Home | About | Sematext search-lucene.com search-hadoop.com
 Search Hadoop and all its subprojects:

Switch to Threaded View
HBase, mail # user - Timestamp as a key good practice?

Copy link to this message
Re: Timestamp as a key good practice?
Michel Segel 2012-06-16, 14:35
You can't salt the key in the second table.
By salting the key, you lose the ability to do range scans, which is what you want to do.

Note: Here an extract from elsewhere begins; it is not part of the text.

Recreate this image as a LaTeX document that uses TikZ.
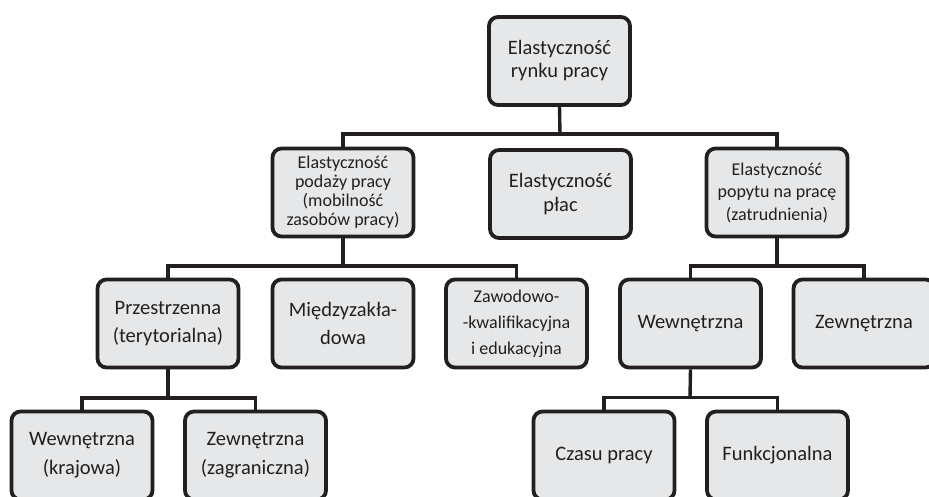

Sent from a remote device. Please excuse any typos...

Mike Segel

On Jun 16, 2012, at 6:22 AM, Jean-Marc Spaggiari <[EMAIL PROTECTED]> wrote:

> Thanks all for your comments and suggestions. Regarding the
> hotspotting I will try to salt the key in the 2nd table and see the
> results.
> Yesterday I finished to install my 4 servers cluster with old machine.
> It's slow, but it's working. So I will do some testing.
> You are recommending to modify the timestamp to be to the second or
> minute and have more entries per row. Is that because it's better to
> have more columns than rows? Or it's more because that will allow to
> have a more "squarred" pattern (lot of rows, lot of colums) which if
> more efficient?
> JM
> 2012/6/15, Michael Segel <[EMAIL PROTECTED]>:
>> Thought about this a little bit more...
>> You will want two tables for a solution.
>> 1 Table is  Key: Unique ID
>>                    Column: FilePath            Value: Full Path to file
>>                    Column: Last Update time    Value: timestamp
>> 2 Table is Key: Last Update time    (The timestamp)
>>                            Column 1-N: Unique ID    Value: Full Path to the
>> file
>> Now if you want to get fancy,  in Table 1, you could use the time stamp on
>> the column File Path to hold the last update time.
>> But its probably easier for you to start by keeping the data as a separate
>> column and ignore the Timestamps on the columns for now.
>> Note the following:
>> 1) I used the notation Column 1-N to reflect that for a given timestamp you
>> may or may not have multiple files that were updated. (You weren't specific
>> as to the scale)
>> This is a good example of HBase's column oriented approach where you may or
>> may not have a column. It doesn't matter. :-) You could also modify the
>> timestamp to be to the second or minute and have more entries per row. It
>> doesn't matter. You insert based on timestamp:columnName, value, so you will
>> add a column to this table.
>> 2) First prove that the logic works. You insert/update table 1 to capture
>> the ID of the file and its last update time.  You then delete the old
>> timestamp entry in table 2, then insert new entry in table 2.
>> 3) You store Table 2 in ascending order. Then when you want to find your
>> last 500 entries, you do a start scan at 0x000 and then limit the scan to
>> 500 rows. Note that you may or may not have multiple entries so as you walk
>> through the result set, you count the number of columns and stop when you
>> have 500 columns, regardless of the number of rows you've processed.
>> This should solve your problem and be pretty efficient.
>> You can then work out the Coprocessors and add it to the solution to be even
>> more efficient.
>> With respect to 'hot-spotting' , can't be helped. You could hash your unique
>> ID in table 1, this will reduce the potential of a hotspot as the table
>> splits.
>> On table 2, because you have temporal data and you want to efficiently scan
>> a small portion of the table based on size, you will always scan the first
>> bloc, however as data rolls off and compression occurs, you will probably
>> have to do some cleanup. I'm not sure how HBase  handles splits that no
>> longer contain data. When you compress an empty split, does it go away?
>> By switching to coprocessors, you now limit the update accessors to the
>> second table so you should still have pretty good performance.
>> You may also want to look at Asynchronous HBase, however I don't know how
>> well it will work with Coprocessors or if you want to perform async
>> operations in this specific use case.
>> Good luck, HTH...
>> -Mike
>> On Jun 14, 2012, at 1:47 PM, Jean-Marc Spaggiari wrote:
>>> Hi Michael,
>>> For now this is more a proof of concept than a production application.